Atheist here: I’m of the opinion that most of the confusion in the free will debate comes from badly-defined terms, which spring directly from the fact that the free will debate started as a religious discussion.
In religion, “free will” means “God isn’t determining your choices and actions”. The presumption is that in the absence of free will God, or the gods, or the fates, have tied magical puppet strings to you and are consciously manipulating events toward an end that they have determined should happen. Free will, on the other hand, means that you make your own decisions, which results in you at least partially causing your own outcomes.
Then you add atheists into the equation and they take God out of the equation, that puts a giant hole through the definitions. By a straight read of them the answer is “obviously we have free will; God/gods/fate isn’t determining our actions because there aren’t any God/gods/fate to determine our actions. We must be making our own choices because there’s nobody else to do it for us”.
Of course, this makes atheism sound better than theism, so we can’t have that.
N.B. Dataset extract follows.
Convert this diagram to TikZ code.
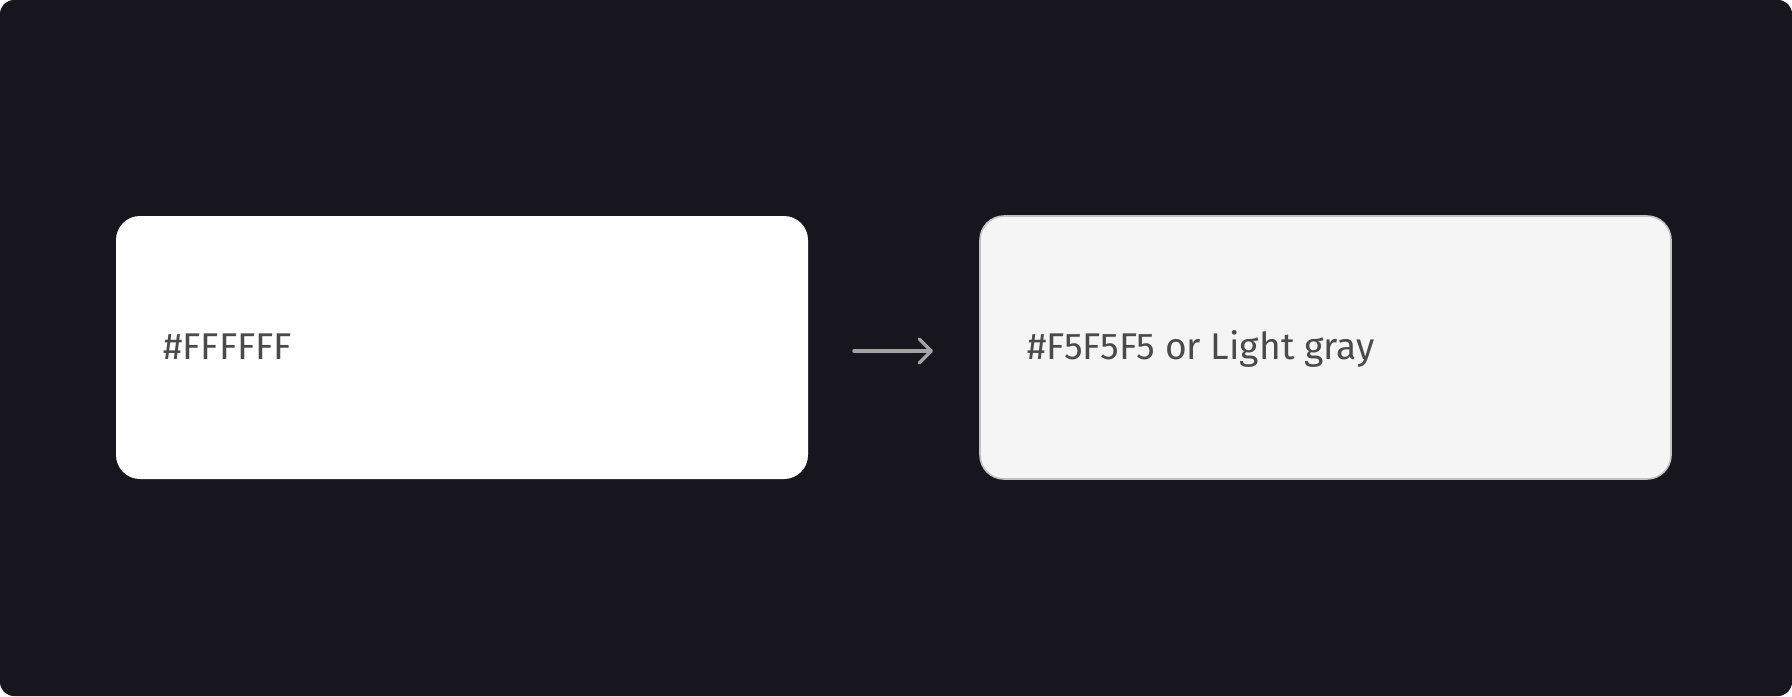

Therefore we have to change the definition where atheists are concerned so that atheism sucks again. Well, that or the theists were so incredibly stupid back then that they really came up with the following stuff by accident:
To make atheism suck, or just because atheism really confused them, the decision was made to define “physics” as “god”, swapping that into the definition.
Given a definition of “physics isn’t determining your choices or actions”, atheists have no choice but to honestly answer “Of course physics determines our actions; everything is physical and determined by physics.” (Theists, of course, pretend that their brains are powered by magic which gets around this.)
The thing is, though, that definition is stupid. The real issue with free will is whether you’re somebody else’s puppet. But in the atheism model, the “physics” which determine your actions are your own body. By any non-idiotic interpretation of the situation, your body, your brain, is you. That’s what any sensible compatibilist approach boils down to: noticing the obvious fact that, physical or not, our bodies don’t have puppet strings sticking out of them. We say that free will is compatible with determinism because deterministic physics were never the problem to start with. The problem was God - external forces outside of us reaching inside and controlling us.
Atheists don’t have that problem. Our brains are physical organic computers, which are demonstrably mostly or entirely deterministic in function. They control us, providing a will that is free of outside control. And that’s that.